Tuesday, December 07, 2010

Tuesday, December 7, 2010

Today’s text

Isaiah 35:3-8

Strengthen all weary hands, steady all trembling knees and say to the faint-hearted, 'Be strong! Do not be afraid. Here is your God, vengeance is coming, divine retribution; he is coming to save you.' Then the eyes of the blind will be opened, the ears of the deaf unsealed, then the lame will leap like a deer and the tongue of the dumb sing for joy; for water will gush in the desert and streams in the wastelands, the parched ground will become a marsh and the thirsty land springs of water; the lairs where the jackals used to live will become plots of reed and papyrus. And through it will run a road for them and a highway which will be called the Sacred Way; the unclean will not be allowed to use it; He will be the one to use this road, the fool will not stray along it.

The prophet speaks of the joy of returning home for a people long separated from the place they belong. This is one of the great stories of Hebrew Scripture, the deliverance return home of exiles.

I have seen the anguish of exile. As a journalist, I walked through refugee camps on more than one continent. The language, culture and skin color of the refugees were different in each case. But the single question on their lips was always the same: When can we go home?

Home may have been in shambles, ravaged by looting, bombs and fire. They may have known or suspected that their physical dwellings no longer existed. It didn’t matter. Their hearts’ desire was the same … home. I want to go home.

Every strange face of a journalist or aid worker was one more person to ask the sad question: When? Will it be soon?

I dreaded the question. I had no answer, and the answer I suspected might be accurate was depressing. I would shake my head, look at the ground and say, “No, not soon,” all the time wondering if the honest answer was, “not ever.”

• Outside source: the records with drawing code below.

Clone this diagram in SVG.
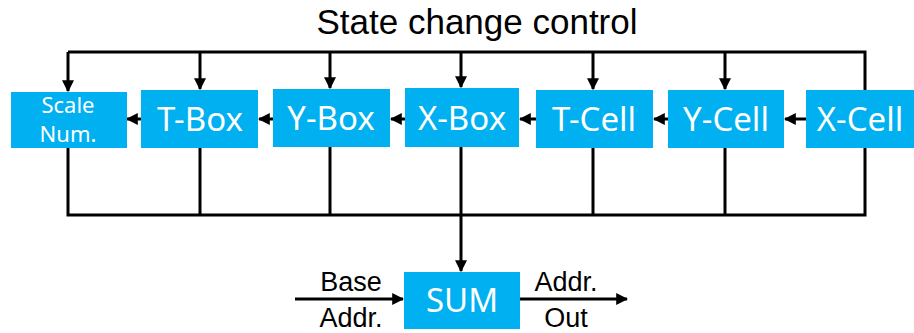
<svg xmlns="http://www.w3.org/2000/svg" width="914" height="333" viewBox="0 0 914 333">
<defs>
<marker id="ah" markerWidth="4" markerHeight="4" refX="3.6" refY="2" orient="auto" markerUnits="strokeWidth"><path d="M0,0 L4,2 L0,4 z" fill="#000"/></marker>
<style>
.box{fill:#00B0F0;}
.bt{font-family:"Noto Sans","Open Sans",sans-serif;font-size:33px;fill:#fff;text-anchor:middle;}
.st{font-family:"Noto Sans","Open Sans",sans-serif;font-size:22px;fill:#fff;text-anchor:middle;}
.ln{stroke:#000;stroke-width:3;fill:none;}
.ar{stroke:#000;stroke-width:3;fill:none;marker-end:url(#ah);}
.lb{font-family:"Liberation Sans",Arial,sans-serif;font-size:27px;fill:#000;text-anchor:middle;}
</style>
</defs>
<rect width="914" height="333" fill="#fff"/>
<text x="477" y="34" font-family="Liberation Sans, Arial, sans-serif" font-size="35px" text-anchor="middle">State change control</text>
<g id="connectors">
<polyline class="ln" points="865,90 865,52 68,52"/>
<line class="ar" x1="68" y1="52" x2="68" y2="91"/>
<line class="ar" x1="200" y1="52" x2="200" y2="89"/>
<line class="ar" x1="330" y1="52" x2="330" y2="88"/>
<line class="ar" x1="461" y1="52" x2="461" y2="87"/>
<line class="ar" x1="593" y1="52" x2="593" y2="89"/>
<line class="ar" x1="725" y1="52" x2="725" y2="89"/>
<line class="ar" x1="806" y1="119" x2="785" y2="119"/>
<line class="ar" x1="668" y1="119" x2="654" y2="119"/>
<line class="ar" x1="536" y1="119" x2="520" y2="119"/>
<line class="ar" x1="405" y1="119" x2="391" y2="119"/>
<line class="ar" x1="273" y1="119" x2="259" y2="119"/>
<line class="ar" x1="141" y1="119" x2="127" y2="119"/>
<polyline class="ln" points="68,148 68,215 865,215 865,148"/>
<line class="ln" x1="200" y1="148" x2="200" y2="215"/>
<line class="ln" x1="330" y1="147" x2="330" y2="215"/>
<line class="ln" x1="593" y1="148" x2="593" y2="215"/>
<line class="ln" x1="725" y1="148" x2="725" y2="215"/>
<line class="ar" x1="461" y1="147" x2="461" y2="271"/>
<line class="ar" x1="295" y1="299" x2="403" y2="299"/>
<line class="ar" x1="520" y1="299" x2="627" y2="299"/>
</g>
<g id="scale"><rect class="box" x="11" y="92" width="116" height="56"/><text class="st" x="68" y="113">Scale</text><text class="st" x="68" y="142">Num.</text></g>
<g id="tbox"><rect class="box" x="141" y="90" width="117" height="58"/><text class="bt" x="200" y="131">T-Box</text></g>
<g id="ybox"><rect class="box" x="273" y="89" width="117" height="58"/><text class="bt" x="331" y="130">Y-Box</text></g>
<g id="xbox"><rect class="box" x="405" y="88" width="114" height="59"/><text class="bt" x="462" y="130">X-Box</text></g>
<g id="tcell"><rect class="box" x="536" y="90" width="117" height="58"/><text class="bt" x="594" y="131">T-Cell</text></g>
<g id="ycell"><rect class="box" x="668" y="90" width="116" height="58"/><text class="bt" x="726" y="131">Y-Cell</text></g>
<g id="xcell"><rect class="box" x="806" y="90" width="108" height="58"/><text class="bt" x="860" y="131">X-Cell</text></g>
<g id="sum"><rect class="box" x="404" y="272" width="116" height="57"/><text class="bt" x="462" y="312">SUM</text></g>
<g id="labels">
<text class="lb" x="351" y="291">Base</text>
<text class="lb" x="351" y="327">Addr.</text>
<text class="lb" x="566" y="291">Addr.</text>
<text class="lb" x="566" y="327">Out</text>
</g>
</svg>
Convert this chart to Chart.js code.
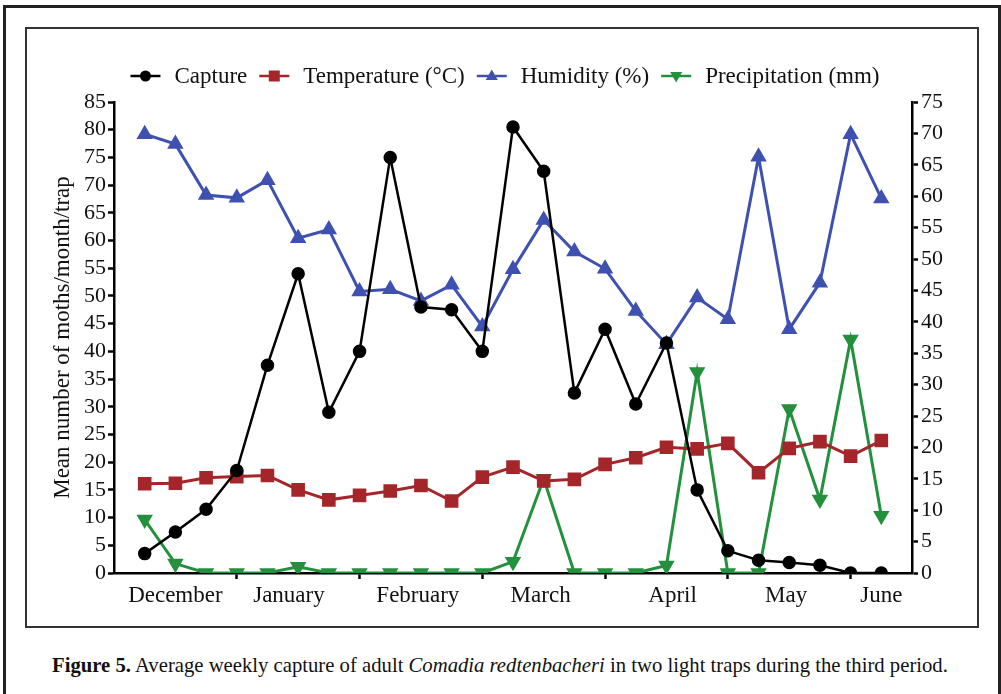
<!DOCTYPE html>
<html>
<head>
<meta charset="utf-8">
<script src="https://cdn.jsdelivr.net/npm/chart.js@4.4.1/dist/chart.umd.min.js"></script>
<style>
  html, body { margin: 0; padding: 0; background: #fff; }
  body { width: 1001px; height: 694px; position: relative; overflow: hidden; font-family: 'Liberation Serif', 'Times New Roman', serif; }
  #outer { position: absolute; left: 3px; top: 5px; width: 992px; height: 700px; border: 3px solid #222; border-bottom: none; }
  #inner { position: absolute; left: 25px; top: 27px; width: 950px; height: 597px; border: 2px solid #333; }
  #chart { position: absolute; left: 28px; top: 29px; }
  #caption { position: absolute; left: 52px; top: 654px; font-size: 20.7px; color: #111; white-space: nowrap; }
</style>
</head>
<body>
<div id="outer"></div>
<div id="inner"></div>
<canvas id="chart" width="948" height="596"></canvas>
<div id="caption"><b>Figure 5.</b> Average weekly capture of adult <i>Comadia redtenbacheri</i> in two light traps during the third period.</div>
<script>
// === DATA ===
const weeks = [0, 1, 2, 3, 4, 5, 6, 7, 8, 9, 10, 11, 12, 13, 14, 15, 16, 17, 18, 19, 20, 21, 22, 23, 24];
const capture = [3.5, 7.4, 11.5, 18.5, 37.5, 54, 29, 40, 75, 48, 47.5, 40, 80.5, 72.5, 32.5, 44, 30.5, 41.5, 15, 4, 2.3, 1.9, 1.4, 0, 0];
const temperature = [16.1, 16.2, 17.2, 17.4, 17.6, 15, 13.2, 14, 14.8, 15.8, 13, 17.3, 19.1, 16.6, 16.9, 19.6, 20.8, 22.7, 22.4, 23.4, 18.1, 22.5, 23.7, 21.1, 23.9];
const humidity = [79.2, 77.4, 68.2, 67.7, 70.9, 60.4, 62, 50.8, 51.2, 49.1, 52, 44.5, 54.8, 63.7, 58, 54.9, 47.3, 41.3, 49.7, 45.8, 75.1, 44, 52.4, 79.2, 67.6];
const precipitation = [8.5, 1.5, 0, 0, 0, 1, 0, 0, 0, 0, 0, 0, 1.8, 15, 0, 0, 0, 1.2, 32, 0, 0, 26.1, 11.7, 37.2, 9.1];

const monthLabels = ['December', 'January', 'February', 'March', 'April', 'May', 'June'];
const monthPos = [1, 4.7, 8.9, 12.9, 17.2, 20.9, 24];
const monthBreaks = [3, 7, 11, 15, 19, 23];

const FONT = "'Liberation Serif', 'Times New Roman', serif";
const COLORS = { capture: '#000000', temp: '#a5262a', hum: '#3f51b0', prec: '#23903d' };

const pts = arr => arr.map((v, i) => ({ x: weeks[i], y: v }));

// === LEGEND (line + marker + text) ===
function drawMarker(ctx, style, x, y, color) {
    ctx.fillStyle = color;
    ctx.beginPath();
    if (style === 'circle') {
        ctx.arc(x, y, 5.5, 0, Math.PI * 2);
    } else if (style === 'rect') {
        ctx.rect(x - 5.5, y - 5.5, 11, 11);
    } else if (style === 'up') {
        ctx.moveTo(x, y - 6.5); ctx.lineTo(x + 6, y + 4); ctx.lineTo(x - 6, y + 4); ctx.closePath();
    } else {
        ctx.moveTo(x, y + 6.5); ctx.lineTo(x + 6, y - 4); ctx.lineTo(x - 6, y - 4); ctx.closePath();
    }
    ctx.fill();
}

const legendPlugin = {
    id: 'lineLegend',
    afterDraw(chart) {
        const ctx = chart.ctx;
        const items = [
            ['Capture', 'circle', COLORS.capture],
            ['Temperature (°C)', 'rect', COLORS.temp],
            ['Humidity (%)', 'up', COLORS.hum],
            ['Precipitation (mm)', 'down', COLORS.prec]
        ];
        ctx.save();
        ctx.font = '23px ' + FONT;
        const lineW = 30, gap = 14, sep = 12;
        const widths = items.map(it => lineW + gap + ctx.measureText(it[0]).width);
        const total = widths.reduce((a, b) => a + b, 0) + sep * (items.length - 1);
        let x = 477 - total / 2;
        const y = 47;
        items.forEach((it, i) => {
            ctx.strokeStyle = it[2];
            ctx.lineWidth = 2.5;
            ctx.beginPath();
            ctx.moveTo(x, y); ctx.lineTo(x + lineW, y);
            ctx.stroke();
            drawMarker(ctx, it[1], x + lineW / 2, y, it[2]);
            ctx.fillStyle = '#111';
            ctx.textBaseline = 'middle';
            ctx.fillText(it[0], x + lineW + gap, y + 1);
            x += widths[i] + sep;
        });
        ctx.restore();
    }
};

// === CHART ===
Chart.defaults.font.family = FONT;
Chart.defaults.color = '#111';

new Chart(document.getElementById('chart'), {
    type: 'line',
    data: {
        datasets: [
            {
                label: 'Capture', data: pts(capture), yAxisID: 'y',
                borderColor: COLORS.capture, backgroundColor: COLORS.capture,
                borderWidth: 2.5, pointStyle: 'circle', pointRadius: 5.5, tension: 0
            },
            {
                label: 'Temperature (°C)', data: pts(temperature), yAxisID: 'y',
                borderColor: COLORS.temp, backgroundColor: COLORS.temp,
                borderWidth: 3, pointStyle: 'rect', pointRadius: 7.5, tension: 0
            },
            {
                label: 'Humidity (%)', data: pts(humidity), yAxisID: 'y',
                borderColor: COLORS.hum, backgroundColor: COLORS.hum,
                borderWidth: 3, pointStyle: 'triangle', pointRadius: 6.5, tension: 0
            },
            {
                label: 'Precipitation (mm)', data: pts(precipitation), yAxisID: 'y1',
                borderColor: COLORS.prec, backgroundColor: COLORS.prec,
                borderWidth: 3, pointStyle: 'triangle', pointRotation: 180, pointRadius: 6.5, tension: 0
            }
        ]
    },
    options: {
        responsive: false,
        animation: false,
        devicePixelRatio: 1,
        layout: { padding: { top: 73, left: 0, right: 0, bottom: 0 } },
        plugins: { legend: { display: false }, tooltip: { enabled: false } },
        scales: {
            x: {
                type: 'linear', min: -1, max: 25,
                afterBuildTicks: axis => {
                    axis.ticks = monthPos.map(v => ({ value: v })).concat(monthBreaks.map(v => ({ value: v })));
                },
                afterFit: s => { s.height = 52; },
                ticks: {
                    autoSkip: false, maxRotation: 0, padding: 3,
                    font: { size: 23 }, color: '#111',
                    callback: v => { const i = monthPos.indexOf(v); return i >= 0 ? monthLabels[i] : ''; }
                },
                grid: {
                    drawOnChartArea: false, tickLength: 6, tickWidth: 2.5,
                    tickColor: c => (c.tick && monthBreaks.indexOf(c.tick.value) >= 0) ? '#000' : 'rgba(0,0,0,0)'
                },
                border: { color: '#000', width: 2.5 }
            },
            y: {
                position: 'left', min: 0, max: 85,
                afterFit: s => { s.width = 86; },
                ticks: { stepSize: 5, autoSkip: false, padding: 2, font: { size: 22 }, color: '#111' },
                grid: { drawOnChartArea: false, tickLength: 6, tickWidth: 2.5, tickColor: '#000' },
                border: { color: '#000', width: 2.5 },
                title: {
                    display: true, text: 'Mean number of moths/month/trap',
                    font: { size: 23 }, color: '#111', padding: { top: 21, bottom: 0 }
                }
            },
            y1: {
                position: 'right', min: 0, max: 75,
                afterFit: s => { s.width = 64; },
                ticks: { stepSize: 5, autoSkip: false, padding: 3, font: { size: 22 }, color: '#111' },
                grid: { drawOnChartArea: false, tickLength: 6, tickWidth: 2.5, tickColor: '#000' },
                border: { color: '#000', width: 2.5 }
            }
        }
    },
    plugins: [legendPlugin]
});
</script>
</body>
</html>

Almost every person I met longed to return home. Their eyes said it without words, “I need to return to my place in the world, to the place I know, to the place that knows me. Until then, there is no peace.”

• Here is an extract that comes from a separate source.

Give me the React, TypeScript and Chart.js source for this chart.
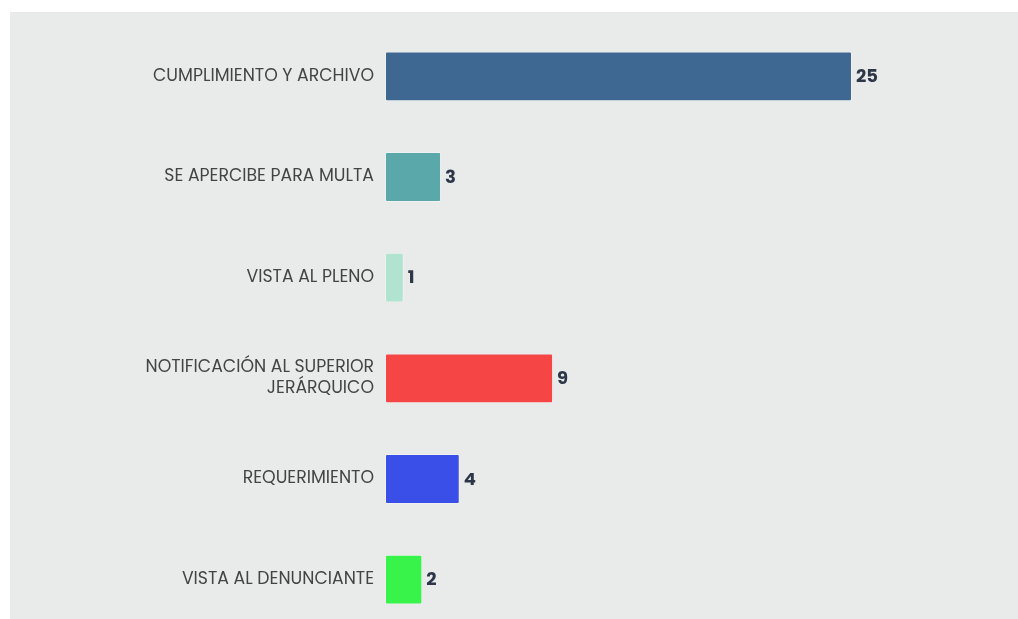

Such longing is the ground from which the prophet Isaiah’s joy springs. The land, the animals, all nature participates in the exiles’ joy as they walk the road home, a holy road that only the faithful could walk, only those who kept hope alive, only those who were not reduced to foolishness of despair by interminable waiting for a release they could never assume was coming.

When release comes all nature lights up with the joy of souls whose hearts’ delight is coming true. Such feeling is not unknown to us. We well know what happens in our hearts and in the entirety of our outlook when the sun comes out after a long or deep sadness.

The hopeful message is that God is the loving power of deliverance that seeks to bring us home to the joy for which we are intended, to the places we know and the places that know us, to our true home. Foolishness is failure to trust the good and gracious will of the One whose name is Deliverance.

I could speak of this as a physical coming home to a place we once knew or perhaps a place we never knew, until we stumbled into a somewhere that became a true home for us, after years of never really having a home.

Or we might speak of the home as the spiritual discovery that we have spent much of our lives wandering about, going places, doing work, living in ways that left our souls uneasy and dissatisfied.

There is a coming home, here, too, a return to the Love for which no name will do. When we begin to feel and know it’s stirring, our lame hearts leap in joy and streams of water flow in the wastelands of our hearts. And we know: This is the sacred way.